Nickel–iridium (Ni–Ir) alloy system is of great interest for catalytic and corrosive environment applications. In this study, Ni-Ir alloys were galvanostatically electrodeposited on copper substrates from citrate aqueous solutions in a three-electrode cell system. The effects of deposition variables, including pH, temperature and current density, on the faradaic efficiency (FE), chemical composition, surface morphology and crystallographic structure of the films were studied. The electrochemical behaviors of Ir, Ni and co-deposited alloys were investigated using cyclic voltammetric, chronopotentiometric and chronoamperometric techniques.

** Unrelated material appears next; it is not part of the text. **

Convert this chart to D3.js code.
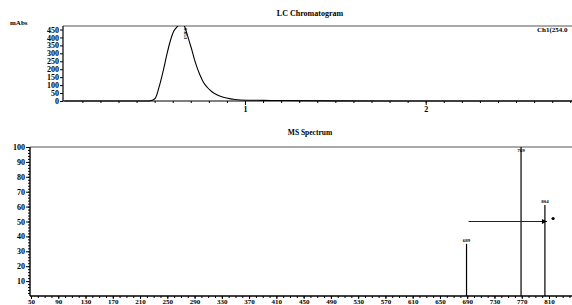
<!DOCTYPE html>
<html>
<head>
<meta charset="utf-8">
<script src="https://cdn.jsdelivr.net/npm/d3@7/dist/d3.min.js"></script>
<style>
body { margin: 0; background: #fff; }
svg { display: block; }
text { font-family: "Liberation Serif", "DejaVu Serif", serif; font-weight: bold; fill: #000; }
</style>
</head>
<body>
<script>
var width = 572
var height = 305

// LC trace (time in min, mAbs)
var lc_time = [0, 0.3, 0.47, 0.485, 0.504, 0.525, 0.548, 0.567, 0.587, 0.606, 0.624, 0.638, 0.651, 0.665, 0.679, 0.693, 0.707, 0.72, 0.734, 0.752, 0.769, 0.792, 0.817, 0.85, 0.88, 0.93, 0.974, 1.1, 1.2, 1.5, 2.0, 2.9]
var lc_abs  = [0, 0, 0, 4, 18, 90, 193, 290, 379, 440, 466, 480, 485, 470, 422, 370, 317, 262, 213, 160, 120, 85, 58, 36, 23, 12, 6, 4, 3, 1, 0, 0]
var lc_y_ticks = [0, 50, 100, 150, 200, 250, 300, 350, 400, 450]
var lc_x_ticks = [1, 2]
var lc_peak = "0.653"

// MS peaks (m/z, relative intensity)
var ms_mz = [689, 769, 804]
var ms_int = [35, 100, 61]
var ms_y_ticks = [10, 20, 30, 40, 50, 60, 70, 80, 90, 100]
var ms_x_ticks = [50, 90, 130, 170, 210, 250, 290, 330, 370, 410, 450, 490, 530, 570, 610, 650, 690, 730, 770, 810]

var svg = d3.select("body").append("svg")
.attr("width", width)
.attr("height", height)

// ---------- LC chromatogram ----------
var x1 = d3.scaleLinear().domain([0, 2]).range([64.3, 425.7])
var y1 = d3.scaleLinear().domain([0, 450]).range([101, 29.5])

svg.append("defs").append("clipPath").attr("id", "lcclip")
.append("rect").attr("x", 63).attr("y", 26).attr("width", width - 63).attr("height", 76)

svg.append("text").attr("x", 310).attr("y", 16).attr("text-anchor", "middle")
.style("font-size", "8px").text("LC Chromatogram")
svg.append("text").attr("x", 10).attr("y", 25).style("font-size", "7px").text("mAbs")
svg.append("text").attr("x", 537).attr("y", 32).style("font-size", "7px").text("Ch1(254.0")

svg.append("line").attr("x1", 63).attr("x2", width).attr("y1", 26).attr("y2", 26)
.attr("stroke", "#555").attr("stroke-width", 1)

svg.append("g")
.attr("transform", "translate(63,0)")
.call(d3.axisLeft(y1).tickValues(lc_y_ticks).tickSize(3).tickPadding(1))
.call(function(g) { g.select(".domain").remove() })
.selectAll("text").style("font-size", "8px")

svg.append("line").attr("x1", 63).attr("x2", 63).attr("y1", 26).attr("y2", 101)
.attr("stroke", "#000").attr("stroke-width", 1.2)

svg.append("g")
.attr("transform", "translate(0,101)")
.call(d3.axisBottom(x1).tickValues(d3.range(1, 29).map(function(d) { return d / 10 })).tickSize(2).tickFormat(""))
.call(function(g) { g.select(".domain").remove() })

svg.append("g")
.attr("transform", "translate(0,101)")
.call(d3.axisBottom(x1).tickValues(lc_x_ticks).tickSize(4).tickPadding(1).tickFormat(d3.format("d")))
.call(function(g) { g.select(".domain").remove() })
.selectAll("text").style("font-size", "8px")

svg.append("line").attr("x1", 63).attr("x2", width).attr("y1", 101).attr("y2", 101)
.attr("stroke", "#000").attr("stroke-width", 1.2)

var lc_data = lc_time.map(function(t, i) { return [t, lc_abs[i]] })
svg.append("path")
.datum(lc_data)
.attr("clip-path", "url(#lcclip)")
.attr("fill", "none")
.attr("stroke", "#000")
.attr("stroke-width", 1.1)
.attr("d", d3.line().curve(d3.curveMonotoneX)
  .x(function(d) { return x1(d[0]) })
  .y(function(d) { return y1(d[1]) }))

svg.append("text")
.attr("transform", "translate(" + (x1(0.651) + 2) + ",28) rotate(90)")
.style("font-size", "5px").text(lc_peak)

// ---------- MS spectrum ----------
var x2 = d3.scaleLinear().domain([50, 810]).range([31, 549])
var y2 = d3.scaleLinear().domain([0, 100]).range([296, 147])

svg.append("text").attr("x", 310).attr("y", 135).attr("text-anchor", "middle")
.style("font-size", "7.5px").text("MS Spectrum")

svg.append("line").attr("x1", 30).attr("x2", width).attr("y1", 147).attr("y2", 147)
.attr("stroke", "#555").attr("stroke-width", 1)

svg.append("g")
.attr("transform", "translate(30,0)")
.call(d3.axisLeft(y2).tickValues(d3.range(2, 100, 2)).tickSize(2).tickFormat(""))
.call(function(g) { g.select(".domain").remove() })

svg.append("g")
.attr("transform", "translate(30,0)")
.call(d3.axisLeft(y2).tickValues(ms_y_ticks).tickSize(4).tickPadding(1))
.call(function(g) { g.select(".domain").remove() })
.selectAll("text").style("font-size", "8px")

svg.append("line").attr("x1", 30).attr("x2", 30).attr("y1", 147).attr("y2", 296)
.attr("stroke", "#000").attr("stroke-width", 1.4)

svg.append("g")
.attr("transform", "translate(0,296)")
.call(d3.axisBottom(x2).tickValues(d3.range(60, 860, 10)).tickSize(2).tickFormat(""))
.call(function(g) { g.select(".domain").remove() })

svg.append("g")
.attr("transform", "translate(0,296)")
.call(d3.axisBottom(x2).tickValues(ms_x_ticks).tickSize(3))
.call(function(g) { g.select(".domain").remove() })
.selectAll("text").attr("y", 8).attr("dy", null).style("font-size", "7px")

svg.append("line").attr("x1", 30).attr("x2", width).attr("y1", 296).attr("y2", 296)
.attr("stroke", "#000").attr("stroke-width", 1.4)

svg.selectAll(".tick line").attr("stroke", "#000")
svg.selectAll(".tick text").attr("fill", "#000")

var peaks = svg.append("g")
peaks.selectAll("line")
.data(ms_mz)
.enter().append("line")
.attr("x1", function(d) { return x2(d) })
.attr("x2", function(d) { return x2(d) })
.attr("y1", y2(0))
.attr("y2", function(d, i) { return y2(ms_int[i]) })
.attr("stroke", "#000")
.attr("stroke-width", 1.2)

peaks.selectAll("text")
.data(ms_mz)
.enter().append("text")
.attr("x", function(d) { return x2(d) })
.attr("y", function(d, i) { return ms_int[i] == 100 ? y2(100) + 5 : y2(ms_int[i]) - 2 })
.attr("text-anchor", "middle")
.style("font-size", "5px")
.text(function(d) { return d })

// arrow pointing to the 804 peak
svg.append("defs").append("marker")
.attr("id", "head").attr("viewBox", "0 0 10 10").attr("refX", 10).attr("refY", 5)
.attr("markerWidth", 9).attr("markerHeight", 5).attr("markerUnits", "userSpaceOnUse").attr("orient", "auto")
.append("path").attr("d", "M0,0L10,5L0,10z").attr("fill", "#000")

svg.append("line")
.attr("x1", x2(692)).attr("x2", x2(804) + 2)
.attr("y1", y2(50)).attr("y2", y2(50))
.attr("stroke", "#222").attr("stroke-width", 1)
.attr("marker-end", "url(#head)")

svg.append("circle")
.attr("cx", x2(816)).attr("cy", y2(52)).attr("r", 1.6).attr("fill", "#000")
</script>
</body>
</html>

The results show that Ni–Ir alloys as thick as 25.7 μm with Ir–content as high as 15 at% and the FE as high as 36% were obtained. By adjusting these deposition parameters, the optimum pH, temperature and current density for deposition of Ni-Ir alloys were 5.0, 70°C and 60 mA·cm−2, respectively. As the deposition variables were varied, the abundant of Ni-content in the deposit was obtained. The alloy was composed of nanocrystalline phase. The deposition of Ni ions was favored, and the co-deposition of Ni-Ir alloy was a normal deposition. The chronoamperometric transient nucleation at the potentials of −0.25 and −3.0 V were consistent with the model of diffusion-controlled 3D nucleation.